The History of Data Science
I got an opportunity to talk about this topic two weeks ago in SOTEDx - an internal TED inspired talk in HP Singapore. Just thought it would be good to write it as an article and hence you are here.
Whenever I come across something trending, I generally go back to history to see how it evolved. By looking at history, it helps me to demystify the trend and think logically. I did the same for Data Science to understand what events in history directly/indirectly influenced it to become pervasive in the business world today.
Broadly, there have been people from two schools of thought - the industry, business and corporate on one side and the engineers, computer hobbyists and academia on the other.
In 1955, in the midst of the second industrial revolution, Taylorism or Scientific Management was extensively adopted in industries. Through his theory, Taylor demonstrated that if a process workflow is analyzed and data is collected from all variables involved in the process we can improve over time to achieve economic efficiency. Around the same time, computers and AI were researched a lot after World War II as they played a crucial role in curtailing the war; thanks to Alan Turing and his computer that broke Enigma.
1965s was the time HP developed world's first desktop computer and on the corporate side, Peter Drucker introduced the concept of 'Knowledge Management'. Drucker's theory mentioned that people who think for a living - the accountants, consultants and scientists are the most important resources for any organization.
75s was the time academia realized the importance of data analysis, exploration and visualization thanks to the statistician John Tukey and his book titled 'Exploratory Data Analysis'. While on the industry front, building on the principles of Taylorism, the principle of Kaizen was adopted by Toyota Production System that yielded continuous quality improvement and gained a lot of traction across manufacturing landscape.
Operating systems debuted in 1985 after personal computers grew leaps and bounds over the past decade. This was also the first time corporate folks started embracing software like Excel and Word. A few of the traditional businesses started to get digitized during this decade.
Internet was born in 1995 and it was the crucial invention that influenced Data Science we have today.

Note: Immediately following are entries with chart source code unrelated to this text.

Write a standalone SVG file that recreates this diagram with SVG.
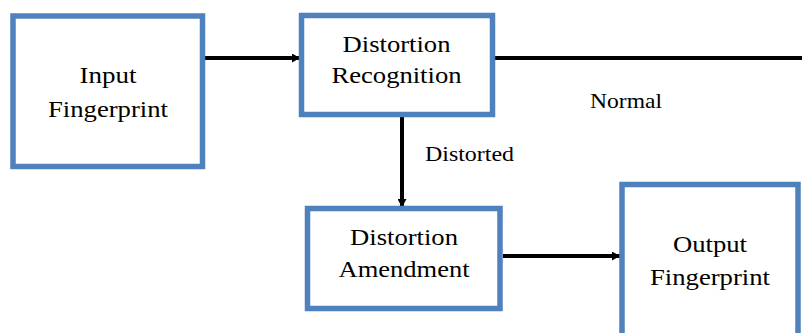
<svg xmlns="http://www.w3.org/2000/svg" width="802" height="333" viewBox="0 0 802 333">
<style>
.box{fill:#fff;stroke:#4F81BD;stroke-width:5.5}
.t{font-family:"Liberation Serif","Times New Roman",serif;font-size:24px;fill:#000;text-anchor:middle}
.l{font-family:"Liberation Serif","Times New Roman",serif;font-size:21px;fill:#000}
.c{stroke:#000;stroke-width:4;fill:none}
</style>
<defs>
<marker id="ah" markerUnits="userSpaceOnUse" markerWidth="8" markerHeight="9" refX="8" refY="4.5" orient="auto">
<path d="M0,0 L8,4.5 L0,9 Z" fill="#000"/>
</marker>
</defs>
<rect width="802" height="333" fill="#fff"/>
<g id="connectors">
<line class="c" x1="205" y1="58" x2="300" y2="58" marker-end="url(#ah)"/>
<line class="c" x1="495" y1="58" x2="802" y2="58"/>
<line class="c" x1="402" y1="117" x2="402" y2="207" marker-end="url(#ah)"/>
<line class="c" x1="503" y1="256" x2="620" y2="256" marker-end="url(#ah)"/>
<text class="l" x="590" y="108" textLength="72" lengthAdjust="spacingAndGlyphs">Normal</text>
<text class="l" x="425" y="161" textLength="89" lengthAdjust="spacingAndGlyphs">Distorted</text>
</g>
<g id="input">
<rect class="box" x="13" y="16" width="189.5" height="150.5"/>
<text class="t" x="108" y="83" textLength="57" lengthAdjust="spacingAndGlyphs">Input</text>
<text class="t" x="108" y="117" textLength="120" lengthAdjust="spacingAndGlyphs">Fingerprint</text>
</g>
<g id="recognition">
<rect class="box" x="301.5" y="15.5" width="191" height="99"/>
<text class="t" x="396.5" y="52" textLength="108" lengthAdjust="spacingAndGlyphs">Distortion</text>
<text class="t" x="396.5" y="83" textLength="130" lengthAdjust="spacingAndGlyphs">Recognition</text>
</g>
<g id="amendment">
<rect class="box" x="307.5" y="208.5" width="192.5" height="100"/>
<text class="t" x="404" y="245" textLength="108" lengthAdjust="spacingAndGlyphs">Distortion</text>
<text class="t" x="404" y="277" textLength="131" lengthAdjust="spacingAndGlyphs">Amendment</text>
</g>
<g id="output">
<rect class="box" x="622" y="184.5" width="176" height="160"/>
<text class="t" x="710" y="252" textLength="74" lengthAdjust="spacingAndGlyphs">Output</text>
<text class="t" x="710" y="285" textLength="120" lengthAdjust="spacingAndGlyphs">Fingerprint</text>
</g>
</svg>
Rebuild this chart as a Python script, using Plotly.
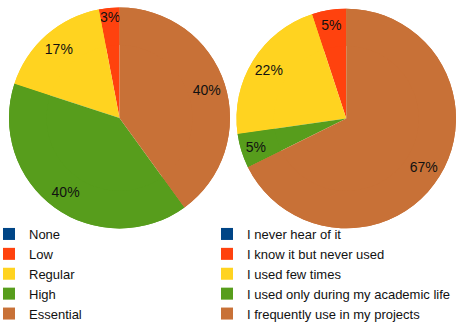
import plotly.graph_objects as go

# Survey answers, one pie per question
levels = ["None", "Low", "Regular", "High", "Essential"]
level_pct = [0, 3, 17, 40, 40]

usage = [
    "I never hear of it",
    "I know it but never used",
    "I used few times",
    "I used only during my academic life",
    "I frequently use in my projects",
]
usage_pct = [0, 5, 22, 5, 67]

colors = ["#004586", "#ff420e", "#ffd320", "#579d1c", "#c87137"]

W, H = 456, 329
FONT = "Liberation Sans, Arial, sans-serif"
TEXT = "#111111"


def templates(vals):
    return ["" if v == 0 else "%{value}%" for v in vals]


def add_pie(labels, vals, domain, legend):
    common = dict(
        labels=labels, values=vals, sort=False, direction="counterclockwise",
        marker=dict(colors=colors, line=dict(width=0)), domain=domain,
    )
    # solid pie carrying the legend entries
    fig.add_trace(go.Pie(textinfo="none", legend=legend,
                         hoverinfo="label+value", **common))
    # matching outer ring that holds the percentage labels near the rim
    fig.add_trace(go.Pie(
        hole=0.66, texttemplate=templates(vals), textposition="inside",
        insidetextorientation="horizontal",
        textfont=dict(size=14, color=TEXT, family=FONT),
        showlegend=False, hoverinfo="skip", **common,
    ))


fig = go.Figure()
add_pie(levels, level_pct,
        dict(x=[9 / W, 230 / W], y=[1 - 228.5 / H, 1 - 7.5 / H]), "legend")
add_pie(usage, usage_pct,
        dict(x=[236.5 / W, 1], y=[1 - 228.5 / H, 1 - 8.5 / H]), "legend2")

legend_style = dict(
    font=dict(size=13, color=TEXT, family=FONT),
    bgcolor="rgba(0,0,0,0)", yanchor="bottom", y=0,
    tracegroupgap=0, itemclick=False, itemdoubleclick=False,
)
fig.update_layout(
    width=W, height=H,
    margin=dict(l=0, r=0, t=0, b=0),
    paper_bgcolor="white",
    font=dict(family=FONT),
    uniformtext=dict(minsize=14, mode="show"),
    legend=dict(x=0, xanchor="left", indentation=-11, **legend_style),
    legend2=dict(x=1, xanchor="right", indentation=-8, **legend_style),
)

fig.write_html("out.html")
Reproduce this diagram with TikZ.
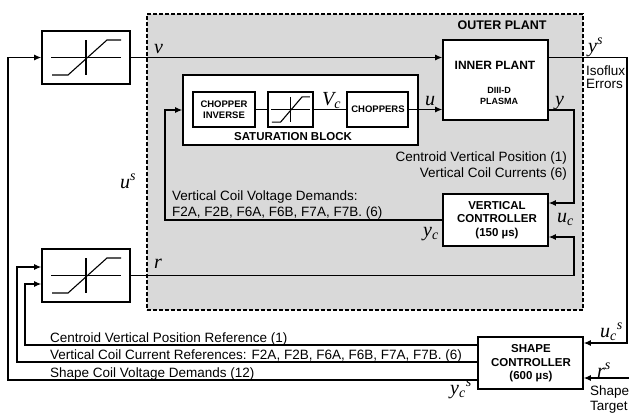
\documentclass[tikz,border=0pt]{standalone}
\usepackage{fontspec}
\setmainfont{Liberation Sans}
\newfontfamily\tim{Liberation Serif}
\usetikzlibrary{arrows.meta,calc}
\begin{document}
\begin{tikzpicture}[x=1pt,y=-1pt,
  box/.style={draw,line width=1.6pt,fill=white,inner sep=0pt,anchor=center},
  conn/.style={line width=1.1pt},
  arr/.style={conn,-{Latex[length=7pt,width=6pt]}},
  lbl/.style={font=\fontsize{13.5}{15}\selectfont,inner sep=0pt},
  blbl/.style={font=\bfseries\fontsize{11.5}{14}\selectfont,inner sep=0pt},
  sblbl/.style={font=\bfseries\fontsize{9.5}{11}\selectfont,inner sep=0pt},
  mlab/.style={font=\tim\itshape\fontsize{20}{24}\selectfont,inner sep=0pt,anchor=base west},
  satglyph/.pic={
    \draw[conn] (-35,0) -- (35,0);
    \draw[conn] (0,-17.5) -- (0,17.5);
    \draw[conn] (-34,17.5) -- (-18,17.5) -- (21,-17.5) -- (35,-17.5);
  }
]
\useasboundingbox (0,0) rectangle (629,413);

% outer plant
\node[draw,dashed,dash pattern=on 4pt off 2pt,line width=1.3pt,fill=gray!30,
      minimum width=436pt,minimum height=296pt,inner sep=0pt] (outer) at (365,162) {};

% boxes
\node[box,minimum width=88pt,minimum height=53pt] (sat1) at (86,57.5) {};
\node[box,minimum width=88pt,minimum height=53pt] (sat2) at (86,275.5) {};
\node[box,minimum width=105pt,minimum height=80pt] (inner) at (495.5,80) {};
\node[box,minimum width=235pt,minimum height=70pt] (satb) at (300.5,110) {};
\node[box,minimum width=62pt,minimum height=35pt] (chinv) at (224,109.5) {};
\node[box,minimum width=45pt,minimum height=35pt] (satsm) at (290.5,109.5) {};
\node[box,minimum width=61pt,minimum height=35pt] (chopp) at (377.5,109.5) {};
\node[box,minimum width=105pt,minimum height=52pt] (vctrl) at (495.5,220) {};
\node[box,minimum width=105pt,minimum height=52pt] (sctrl) at (530.5,363) {};

\pic at (sat1) {satglyph};
\pic at (sat2) {satglyph};
\pic[xscale=0.55,yscale=0.72] at (satsm) {satglyph};

% bus coordinates
\coordinate (ybus) at (574,0);
\coordinate (ycbus) at (165,0);
\coordinate (ysbus) at (627,0);
\coordinate (b1) at (25,0);
\coordinate (b2) at (17,0);
\coordinate (b3) at (8,0);
\coordinate (yout) at ($(inner.east)+(0,30)$);
\coordinate (ucin) at ($(vctrl.east)+(0,-17)$);
\coordinate (rin) at ($(vctrl.east)+(0,17)$);
\coordinate (ysout) at (inner.east |- sat1.east);
\coordinate (ucsin) at ($(sctrl.east)+(0,-20)$);
\coordinate (rsin) at ($(sctrl.east)+(0,15)$);
\coordinate (rsstart) at (629,378);
\coordinate (l1) at ($(sctrl.west)+(0,-18)$);
\coordinate (l2) at ($(sctrl.west)+(0,-1)$);
\coordinate (l3) at ($(sctrl.west)+(0,17)$);
\coordinate (s2a) at ($(sat2.west)+(0,-8.5)$);
\coordinate (s2b) at ($(sat2.west)+(0,8.5)$);

% connectors
\draw[arr] (sat1.east) -- (sat1.east -| inner.west);
\draw[conn] (chinv.east) -- (satsm.west);
\draw[conn] (satsm.east) -- (chopp.west);
\draw[arr] (chopp.east) -- (chopp.east -| inner.west);
\draw[arr] (yout) -- (yout -| ybus) -- (ybus |- ucin) -- (ucin);
\draw[arr] (sat2.east) -- (sat2.east -| ybus) -- (ybus |- rin) -- (rin);
\draw[arr] (vctrl.west) -- (vctrl.west -| ycbus) -- (ycbus |- satb.west) -- (satb.west);
\draw[arr] (ysout) -- (ysout -| ysbus) -- (ysbus |- ucsin) -- (ucsin);
\draw[arr] (rsstart) -- (rsin);
\draw[arr] (l1) -- (l1 -| b1) -- (b1 |- s2b) -- (s2b);
\draw[arr] (l2) -- (l2 -| b2) -- (b2 |- s2a) -- (s2a);
\draw[arr] (l3) -- (l3 -| b3) -- (b3 |- sat1.west) -- (sat1.west);

% bold labels
\node[blbl,font=\bfseries\fontsize{12.5}{14}\selectfont,anchor=base] (toplant) at (502,29) {OUTER PLANT};
\node[blbl,font=\bfseries\fontsize{12}{14}\selectfont,anchor=base] (tinner) at (495,69) {INNER PLANT};
\node[sblbl,font=\bfseries\fontsize{9}{11}\selectfont,anchor=base] (tdiii) at (499,93) {DIII-D};
\node[sblbl,font=\bfseries\fontsize{9}{11}\selectfont,anchor=base] (tplasma) at (499,104) {PLASMA};
\node[sblbl,anchor=base] (tchop1) at (224,107) {CHOPPER};
\node[sblbl,anchor=base] (tchop2) at (224,118) {INVERSE};
\node[sblbl,anchor=base] (tchops) at (378,112.7) {CHOPPERS};
\node[blbl,anchor=base] (tsatb) at (293,140) {SATURATION BLOCK};
\node[blbl,anchor=base] (tv1) at (497,209) {VERTICAL};
\node[blbl,anchor=base] (tv2) at (497,222.7) {CONTROLLER};
\node[blbl,anchor=base] (tv3) at (497,236) {(150 \textmu s)};
\node[blbl,anchor=base] (ts1) at (531,352) {SHAPE};
\node[blbl,anchor=base] (ts2) at (531,366) {CONTROLLER};
\node[blbl,anchor=base] (ts3) at (531,379) {(600 \textmu s)};

% normal text
\node[lbl,anchor=base east] (tcvp) at (567,161) {Centroid Vertical Position (1)};
\node[lbl,anchor=base east] (tvcc) at (567,177) {Vertical Coil Currents (6)};
\node[lbl,anchor=base west] (tvcv1) at (172,200) {Vertical Coil Voltage Demands:};
\node[lbl,anchor=base west] (tvcv2) at (172,216) {F2A, F2B, F6A, F6B, F7A, F7B. (6)};
\node[lbl,anchor=base west] (tref1) at (50,342) {Centroid Vertical Position Reference (1)};
\node[lbl,anchor=base west] (tref2) at (50,359) {Vertical Coil Current References: F2A, F2B, F6A, F6B, F7A, F7B. (6)};
\node[lbl,anchor=base west] (tref3) at (50,377) {Shape Coil Voltage Demands (12)};
\node[lbl,anchor=base west] (tiso1) at (586,75) {Isoflux};
\node[lbl,anchor=base west] (tiso2) at (586,88) {Errors};
\node[lbl,anchor=base west] (tst1) at (590,395) {Shape};
\node[lbl,anchor=base west] (tst2) at (590,410) {Target};

% math labels
\node[mlab] (lv) at (154,53) {v};
\node[mlab] (lr) at (154,268) {r};
\node[mlab] (lus) at (120,188) {u\textsuperscript{s}};
\node[mlab] (lys) at (588,52) {y\textsuperscript{s}};
\node[mlab] (lu) at (425,105) {u};
\node[mlab] (ly) at (555,105) {y};
\node[mlab] (lvc) at (322,105) {V\textsubscript{c}};
\node[mlab] (luc) at (557,222) {u\textsubscript{c}};
\node[mlab] (lyc) at (423,236) {y\textsubscript{c}};
\node[mlab] (lucs) at (600,337) {u\textsubscript{c}\textsuperscript{s}};
\node[mlab] (lrs) at (597,377) {r\textsuperscript{s}};
\node[mlab] (lycs) at (450,394) {y\textsubscript{c}\textsuperscript{s}};
\end{tikzpicture}
\end{document}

Internet was such a gamechanger that businesses and computer folks started to work together.
At the start of the millennium, dot-com companies started to proliferate around the internet. Almost every type of business from florists to restaurants had an online service and it was like a gold rush. A lot of these companies also went public quickly with skyrocketing valuations that led to the dot-com bubble which did burst in a hurry.
By 2005, with a decade of the internet, things had stabilized and the companies like Amazon and Netflix that had survived the dot-com scare were focused on expanding their user base. Google and Facebook also made an entry during this decade. Since all these businesses were entirely digital, they were also able to collect data and tune their services to 'exactly' meet the customers' needs. Jeff Bezos calls it 'Customer Obsession'.
In the next five years, with the introduction of smartphones the concept of 'customer obsession' only intensified. Businesses were able to seamlessly track and target customers for specific services. Desktops put a digital device in every household whereas smartphones made it possible to track every person with his digital footprints.
This further paved the way for on-demand companies like Uber, Airbnb, Deliveroo etc., where a consumer demand is fulfilled in a 'digital' marketplace. These companies also collected tonnes of data through smartphone app services to better understand the customer and to provide him/her with the best services.
By 2015, so much data was generated from digital devices that it necessitated the need for large-scale data analysis. Machine learning algorithms had significantly evolved by now and GPU Processing made AI operational.
So, this is how the Data Science that we have today, evolved. As you may observe, data science or 'learning from data' is not something 'new' and has been around for many decades but in different flavours. The seed for this idea was laid by Friedrick Taylor's scientific management theory. When companies today track their customer or employees to improve their service offerings, a few attribute this as 'Digital Taylorism'. Only the terminologies used has changed over decades (or will change) but the methodology of improving through data will prevail. Hence, it's not the time to fear about data science taking over but to embrace it as it will touch every aspect of our lives and will impact every decision we make in the future.
Last but not the least, thanks to HP for creating SOTEDx that provided a forum to share my thoughts.